Good Morning Kossacks and Welcome to Morning Open Thread (MOT) We're known as the MOTley Crew and you can find us here every morning at 6.30 am Eastern (and perhaps sometimes earlier!). Feel free to volunteer to take a day - permanently or just once in awhile. With the Auto Publish feature you can set it and forget it. Sometimes the diarist du jour shows up much later: that's the beauty of Open Thread...it carries on without you! Volunteer in the comment threads. Click on the MOT - Morning Open Thread ♥ if you'd like us to show up in your stream. Goooooood   Morrrrrrrrning Motlies.

Monday is here, the holiday season is over and you all should be back to work, except Joy who has special dispensation.
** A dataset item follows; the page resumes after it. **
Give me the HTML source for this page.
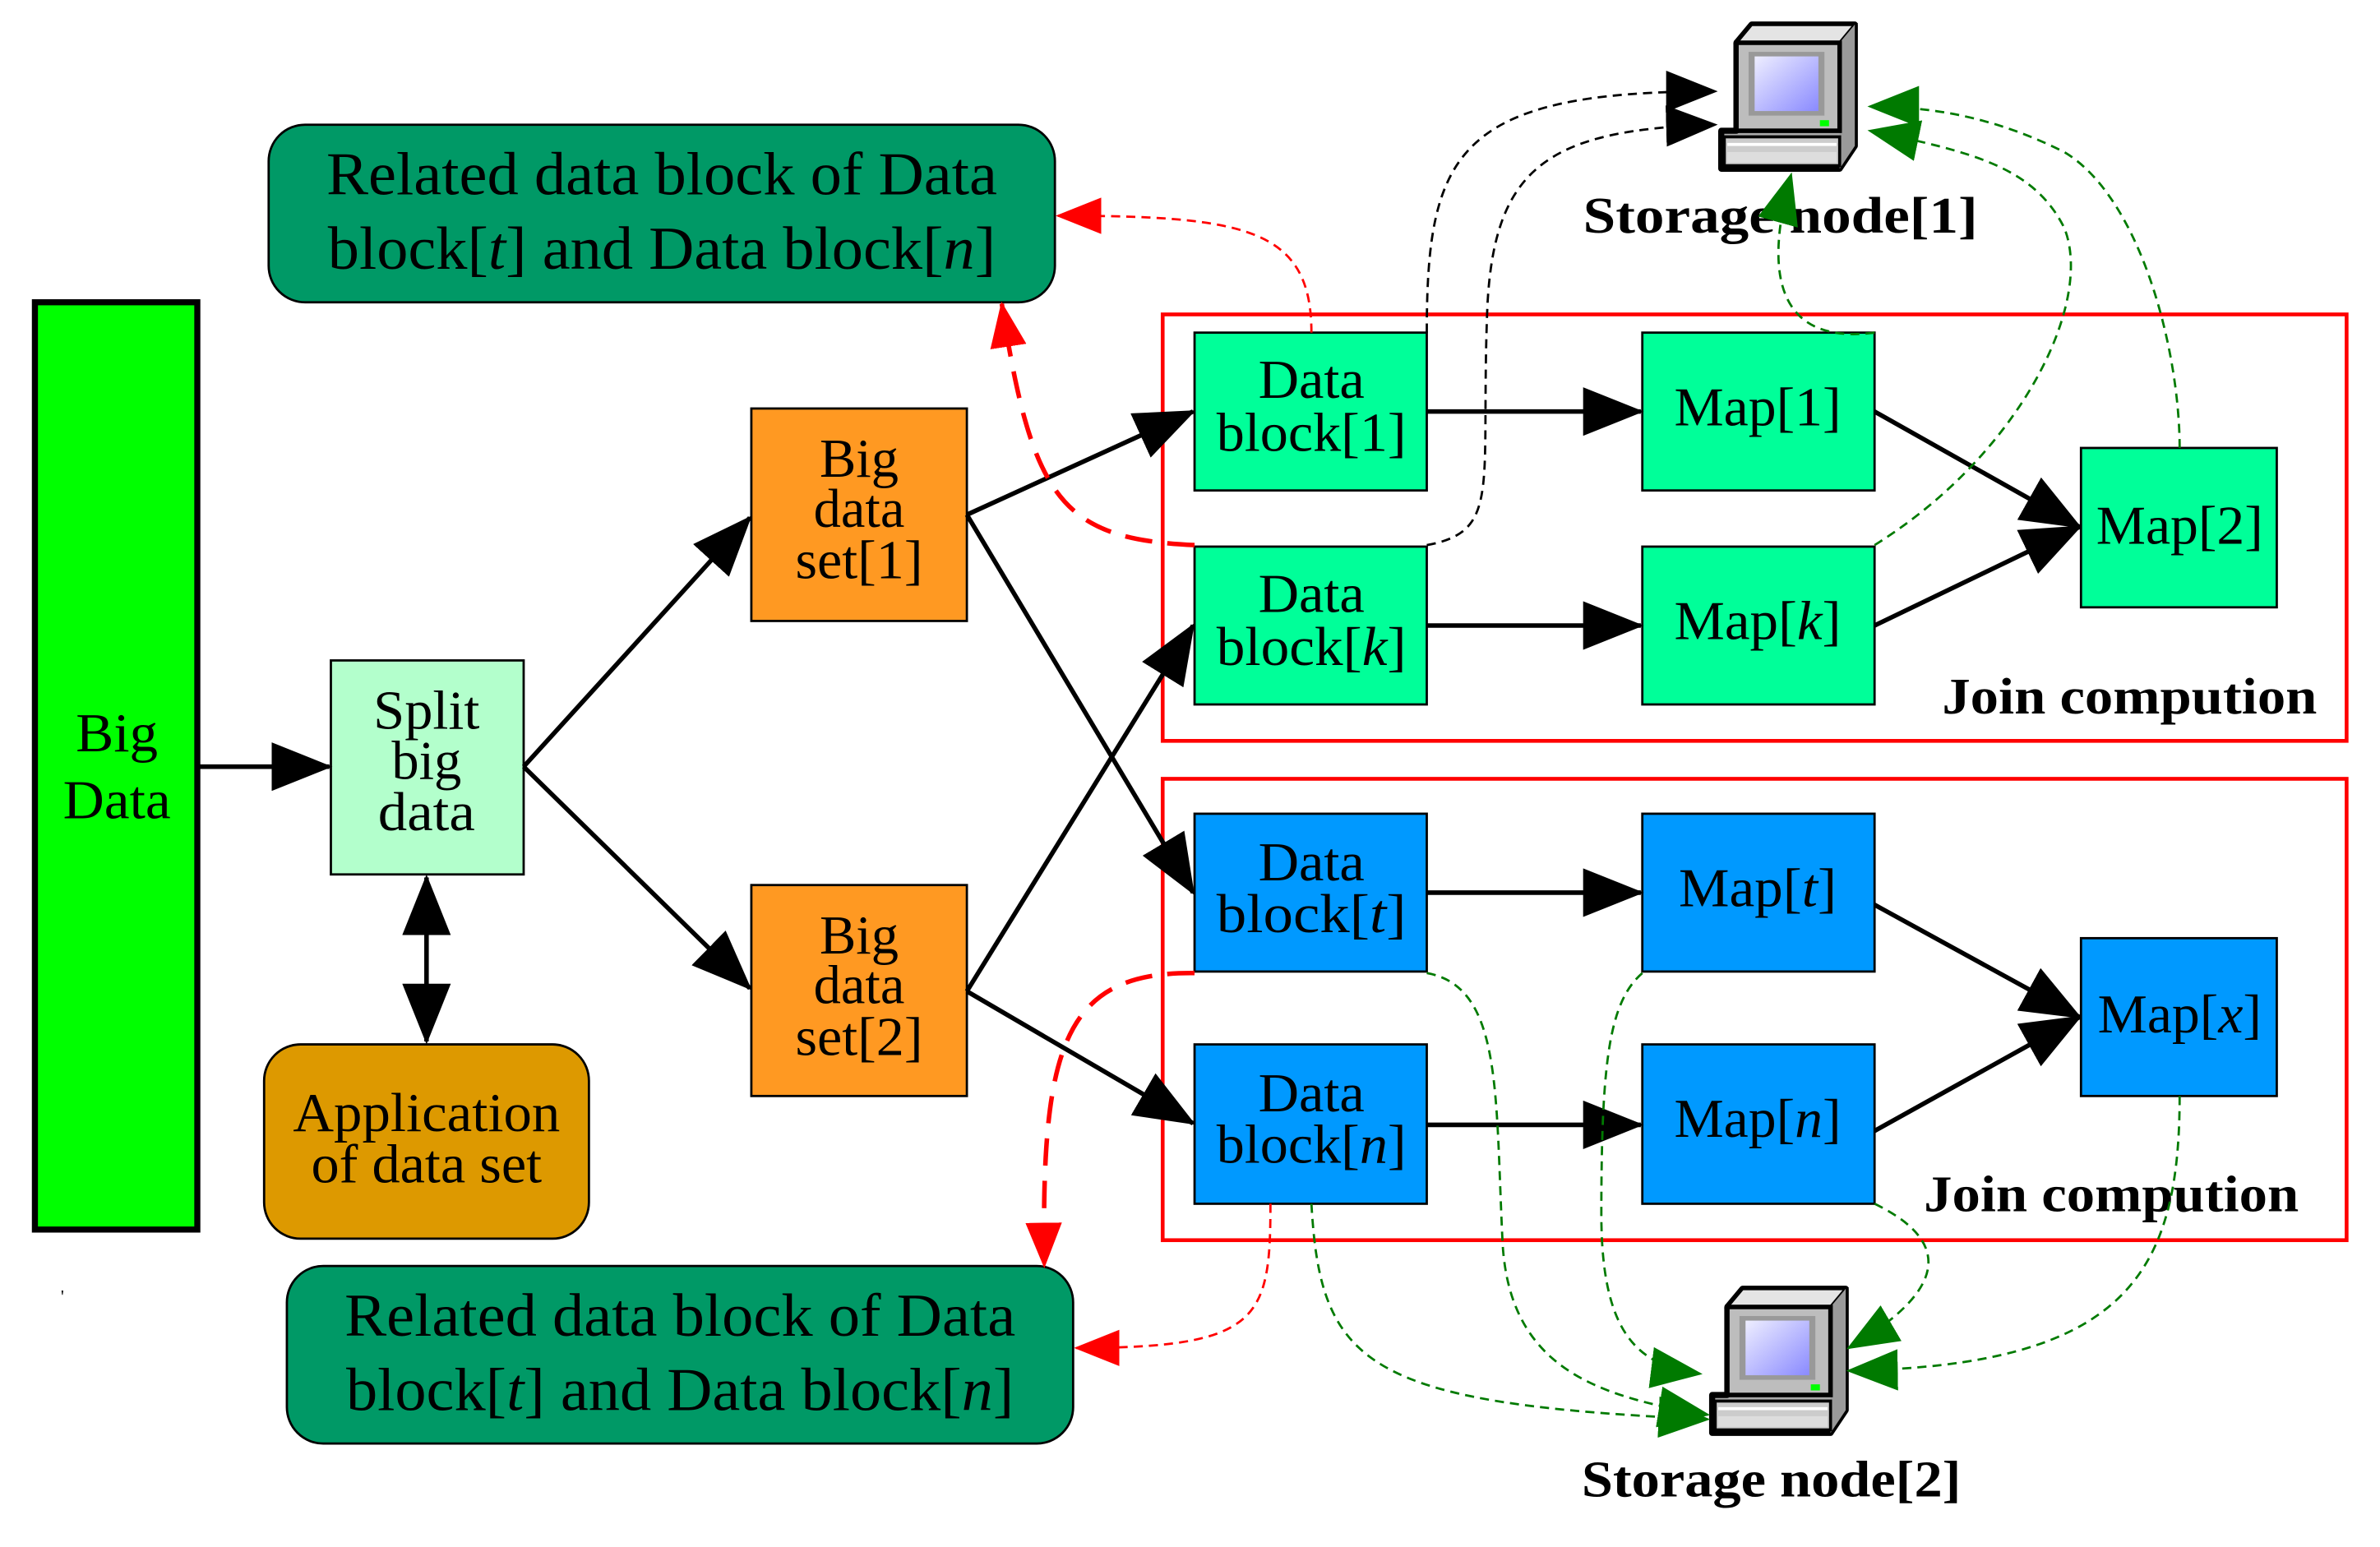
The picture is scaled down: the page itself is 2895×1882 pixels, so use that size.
<!DOCTYPE html>
<html><head><meta charset="utf-8"><style>
html,body{margin:0;padding:0;background:#fff;}
svg{display:block;}
text{font-family:"Liberation Serif",serif;}
</style></head><body>
<svg width="2895" height="1882" viewBox="0 0 1568 1019" xmlns="http://www.w3.org/2000/svg">
<defs>
<marker id="ak" viewBox="0 0 10 8" refX="9.5" refY="4" markerWidth="40" markerHeight="32" orient="auto" markerUnits="userSpaceOnUse"><path d="M0,0 L10,4 L0,8 z" fill="#000"/></marker>
<marker id="akr" viewBox="0 0 10 8" refX="0.5" refY="4" markerWidth="40" markerHeight="32" orient="auto" markerUnits="userSpaceOnUse"><path d="M10,0 L0,4 L10,8 z" fill="#000"/></marker>
<marker id="ar" viewBox="0 0 10 8" refX="9.5" refY="4" markerWidth="30" markerHeight="26" orient="auto" markerUnits="userSpaceOnUse"><path d="M0,0 L10,4 L0,8 z" fill="#f00"/></marker>
<marker id="ag" viewBox="0 0 10 8" refX="9.5" refY="4" markerWidth="34" markerHeight="28" orient="auto" markerUnits="userSpaceOnUse"><path d="M0,0 L10,4 L0,8 z" fill="#007a00"/></marker>
<marker id="abk" viewBox="0 0 10 8" refX="9.5" refY="4" markerWidth="34" markerHeight="28" orient="auto" markerUnits="userSpaceOnUse"><path d="M0,0 L10,4 L0,8 z" fill="#000"/></marker>
<linearGradient id="scr" x1="0" y1="0" x2="1" y2="1"><stop offset="0" stop-color="#eef"/><stop offset="1" stop-color="#8a8aff"/></linearGradient>
<g id="pc">
 <path d="M22,0 L90,0 L90,80 L80,95 L2,95 L2,70 L12,70 L12,12 Z" fill="#aaa" stroke="#000" stroke-width="4" stroke-linejoin="round"/>
 <path d="M12,12 L22,0 L90,0 L80,12 Z" fill="#e4e4e4" stroke="#000" stroke-width="2"/>
 <path d="M80,12 L90,0 L90,80 L80,95 Z" fill="#9a9a9a"/>
 <rect x="12" y="12" width="68" height="58" fill="#bdbdbd" stroke="#000" stroke-width="3"/>
 <rect x="20" y="18" width="50" height="42" fill="#999"/>
 <rect x="24" y="21" width="42" height="36" fill="url(#scr)"/>
 <rect x="67" y="63" width="6" height="4" fill="#0f0"/>
 <rect x="4" y="74" width="76" height="19" fill="#ccc" stroke="#000" stroke-width="2"/>
 <rect x="6" y="78" width="72" height="2" fill="#fff"/>
 <rect x="6" y="84" width="72" height="7" fill="#ddd"/>
</g>
</defs>

<rect x="23" y="199" width="107" height="611" fill="#00ff00" stroke="#000" stroke-width="4"/>
<text x="77" y="495" font-size="36" text-anchor="middle" textLength="54" lengthAdjust="spacingAndGlyphs">Big</text>
<text x="77" y="539" font-size="36" text-anchor="middle" textLength="71" lengthAdjust="spacingAndGlyphs">Data</text>
<text x="40" y="858" font-size="12">'</text>

<rect x="218" y="435" width="127" height="141" fill="#b3ffcc" stroke="#000" stroke-width="1.5"/>
<text x="281" y="480" font-size="36" text-anchor="middle" textLength="70" lengthAdjust="spacingAndGlyphs">Split</text>
<text x="281" y="513" font-size="36" text-anchor="middle" textLength="46" lengthAdjust="spacingAndGlyphs">big</text>
<text x="281" y="547" font-size="36" text-anchor="middle" textLength="64" lengthAdjust="spacingAndGlyphs">data</text>

<rect x="174" y="688" width="214" height="128" rx="24" fill="#dd9900" stroke="#000" stroke-width="1.5"/>
<text x="281" y="745" font-size="36" text-anchor="middle" textLength="176" lengthAdjust="spacingAndGlyphs">Application</text>
<text x="281" y="779" font-size="36" text-anchor="middle" textLength="152" lengthAdjust="spacingAndGlyphs">of data set</text>

<rect x="177" y="82" width="518" height="117" rx="24" fill="#009966" stroke="#000" stroke-width="1.5"/>
<text x="436" y="128" font-size="40" text-anchor="middle" textLength="442" lengthAdjust="spacingAndGlyphs">Related data block of Data</text>
<text x="436" y="177" font-size="40" text-anchor="middle" textLength="440" lengthAdjust="spacingAndGlyphs">block[<tspan font-style="italic">t</tspan>] and Data block[<tspan font-style="italic">n</tspan>]</text>
<rect x="189" y="834" width="518" height="117" rx="24" fill="#009966" stroke="#000" stroke-width="1.5"/>
<text x="448" y="880" font-size="40" text-anchor="middle" textLength="442" lengthAdjust="spacingAndGlyphs">Related data block of Data</text>
<text x="448" y="929" font-size="40" text-anchor="middle" textLength="440" lengthAdjust="spacingAndGlyphs">block[<tspan font-style="italic">t</tspan>] and Data block[<tspan font-style="italic">n</tspan>]</text>

<rect x="495" y="269" width="142" height="140" fill="#ff9922" stroke="#000" stroke-width="1.5"/>
<text x="566" y="314" font-size="36" text-anchor="middle">Big</text>
<text x="566" y="347" font-size="36" text-anchor="middle">data</text>
<text x="566" y="381" font-size="36" text-anchor="middle" textLength="84" lengthAdjust="spacingAndGlyphs">set[1]</text>
<rect x="495" y="583" width="142" height="139" fill="#ff9922" stroke="#000" stroke-width="1.5"/>
<text x="566" y="628" font-size="36" text-anchor="middle">Big</text>
<text x="566" y="661" font-size="36" text-anchor="middle">data</text>
<text x="566" y="695" font-size="36" text-anchor="middle" textLength="84" lengthAdjust="spacingAndGlyphs">set[2]</text>

<rect x="766" y="207" width="780" height="281" fill="none" stroke="#f00" stroke-width="2.5"/>
<rect x="766" y="513" width="780" height="304" fill="none" stroke="#f00" stroke-width="2.5"/>

<g fill="#00ff99" stroke="#000" stroke-width="1.5">
<rect x="787" y="219" width="153" height="104"/>
<rect x="787" y="360" width="153" height="104"/>
<rect x="1082" y="219" width="153" height="104"/>
<rect x="1082" y="360" width="153" height="104"/>
<rect x="1371" y="295" width="129" height="105"/>
</g>
<g fill="#0099ff" stroke="#000" stroke-width="1.5">
<rect x="787" y="536" width="153" height="104"/>
<rect x="787" y="688" width="153" height="105"/>
<rect x="1082" y="536" width="153" height="104"/>
<rect x="1082" y="688" width="153" height="105"/>
<rect x="1371" y="618" width="129" height="104"/>
</g>
<g font-size="36" text-anchor="middle" lengthAdjust="spacingAndGlyphs">
<text x="864" y="262" textLength="70" lengthAdjust="spacingAndGlyphs">Data</text><text x="864" y="297" textLength="125" lengthAdjust="spacingAndGlyphs">block[1]</text>
<text x="864" y="403" textLength="70" lengthAdjust="spacingAndGlyphs">Data</text><text x="864" y="438" textLength="125" lengthAdjust="spacingAndGlyphs">block[<tspan font-style="italic">k</tspan>]</text>
<text x="1158" y="280" textLength="110" lengthAdjust="spacingAndGlyphs">Map[1]</text>
<text x="1158" y="421" textLength="110" lengthAdjust="spacingAndGlyphs">Map[<tspan font-style="italic">k</tspan>]</text>
<text x="1436" y="358" textLength="110" lengthAdjust="spacingAndGlyphs">Map[2]</text>
<text x="864" y="580" textLength="70" lengthAdjust="spacingAndGlyphs">Data</text><text x="864" y="614" textLength="125" lengthAdjust="spacingAndGlyphs">block[<tspan font-style="italic">t</tspan>]</text>
<text x="864" y="732" textLength="70" lengthAdjust="spacingAndGlyphs">Data</text><text x="864" y="766" textLength="125" lengthAdjust="spacingAndGlyphs">block[<tspan font-style="italic">n</tspan>]</text>
<text x="1158" y="597" textLength="104" lengthAdjust="spacingAndGlyphs">Map[<tspan font-style="italic">t</tspan>]</text>
<text x="1158" y="749" textLength="110" lengthAdjust="spacingAndGlyphs">Map[<tspan font-style="italic">n</tspan>]</text>
<text x="1436" y="680" textLength="108" lengthAdjust="spacingAndGlyphs">Map[<tspan font-style="italic">x</tspan>]</text>
</g>
<g font-size="34" font-weight="bold" text-anchor="middle">
<text x="1403" y="470" textLength="247" lengthAdjust="spacingAndGlyphs">Join compution</text>
<text x="1391" y="798" textLength="247" lengthAdjust="spacingAndGlyphs">Join compution</text>
<text x="1173" y="153" textLength="260" lengthAdjust="spacingAndGlyphs">Storage  node[1]</text>
<text x="1167" y="986" textLength="250" lengthAdjust="spacingAndGlyphs">Storage node[2]</text>
</g>

<use href="#pc" x="1132" y="16"/>
<use href="#pc" x="1126" y="849"/>

<g stroke="#000" stroke-width="3" fill="none">
<line x1="130" y1="505" x2="217" y2="505" marker-end="url(#ak)"/>
<line x1="281" y1="578" x2="281" y2="686" marker-end="url(#ak)" marker-start="url(#akr)"/>
<line x1="345" y1="505" x2="494" y2="341" marker-end="url(#ak)"/>
<line x1="345" y1="505" x2="494" y2="651" marker-end="url(#ak)"/>
<line x1="637" y1="339" x2="786" y2="271" marker-end="url(#ak)"/>
<line x1="637" y1="339" x2="786" y2="588" marker-end="url(#ak)"/>
<line x1="637" y1="653" x2="786" y2="412" marker-end="url(#ak)"/>
<line x1="637" y1="653" x2="786" y2="740" marker-end="url(#ak)"/>
<line x1="940" y1="271" x2="1081" y2="271" marker-end="url(#ak)"/>
<line x1="940" y1="412" x2="1081" y2="412" marker-end="url(#ak)"/>
<line x1="940" y1="588" x2="1081" y2="588" marker-end="url(#ak)"/>
<line x1="940" y1="741" x2="1081" y2="741" marker-end="url(#ak)"/>
<line x1="1235" y1="271" x2="1370" y2="347" marker-end="url(#ak)"/>
<line x1="1235" y1="412" x2="1370" y2="347" marker-end="url(#ak)"/>
<line x1="1235" y1="596" x2="1370" y2="670" marker-end="url(#ak)"/>
<line x1="1235" y1="745" x2="1370" y2="670" marker-end="url(#ak)"/>
</g>

<g stroke="#f00" fill="none">
<path d="M864,219 C864,150 820,142 697,142" stroke-width="1.5" stroke-dasharray="6,4" marker-end="url(#ar)"/>
<path d="M787,359 C700,355 680,330 660,200" stroke-width="3" stroke-dasharray="18,10" marker-end="url(#ar)"/>
<path d="M787,641 C700,640 686,690 688,834" stroke-width="3" stroke-dasharray="18,10" marker-end="url(#ar)"/>
<path d="M837,793 C837,870 830,888 709,888" stroke-width="1.5" stroke-dasharray="6,4" marker-end="url(#ar)"/>
</g>

<g stroke="#000" fill="none" stroke-width="1.5" stroke-dasharray="6,4">
<path d="M940,219 C940,100 960,60 1130,60" marker-end="url(#abk)"/>
<path d="M940,359 C990,350 975,320 980,200 C985,110 1020,85 1130,82" marker-end="url(#abk)"/>
</g>

<g stroke="#007a00" fill="none" stroke-width="1.5" stroke-dasharray="6,4">
<path d="M1235,219 C1190,225 1155,205 1180,115" marker-end="url(#ag)"/>
<path d="M1235,359 C1330,300 1380,200 1360,150 C1340,110 1300,100 1232,86" marker-end="url(#ag)"/>
<path d="M1436,295 C1436,230 1410,130 1360,100 C1320,80 1280,70 1232,70" marker-end="url(#ag)"/>
<path d="M940,641 C990,650 985,720 990,820 C995,900 1050,920 1125,932" marker-end="url(#ag)"/>
<path d="M864,793 C870,900 900,925 1125,935" marker-end="url(#ag)"/>
<path d="M1082,641 C1060,660 1055,700 1055,800 C1055,880 1080,900 1120,905" marker-end="url(#ag)"/>
<path d="M1235,793 C1270,810 1300,840 1218,888" marker-end="url(#ag)"/>
<path d="M1436,722 C1436,840 1400,900 1218,903" marker-end="url(#ag)"/>
</g>
</svg>
</body></html>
So, as most of you know I have been spending the Holiday season with my 93 year young Father in South Wales in a town recently visited by none other that Barack Obama for the NATO conference

Now if you look at the logo, the bottom right image is from Newport's most famous landmark, the Transporter Bridge. There are only eight remaining transporter bridges in the World, and one of the few still operating.

The bridge was built in 1906 to allow workers to go from their homes in Pillgwenly (locally referred to as Pill) to the newly constructed Orb steelworks on the other (East) side of the River Usk. The reason that this unusual form of bridge was chosen is that the Usk has a huge tidal range - 39 feet - and that at the turn of the century, the docks up stream were still receiving tall ships. Because of these reasons, both a ferry and conventional bridge were inappropriate. The solution was a transporter bridge, where a suspended gondola was hung beneath a tall structure, and was moved from one bank to the other by an overhead electric railway. Amazingly, it only required 2 X 35 hp motors to function.

Power to propel the transporter platform or gondola is provided by two 35 hp (26.1 kW) electric motors, which in turn drive a large winch, which is situated in an elevated winding house at the eastern end of the bridge. This winch is sufficient to drive the gondola through its' 196.56 m (644.9 ft) total travel at a speed of 3 metres per second (9.8 ft/s),[citation needed]. This is the oldest and largest of the three historic transporter bridges which remain in Britain, and also the largest of the eight historic transporter bridges which remain worldwide) Source wiki.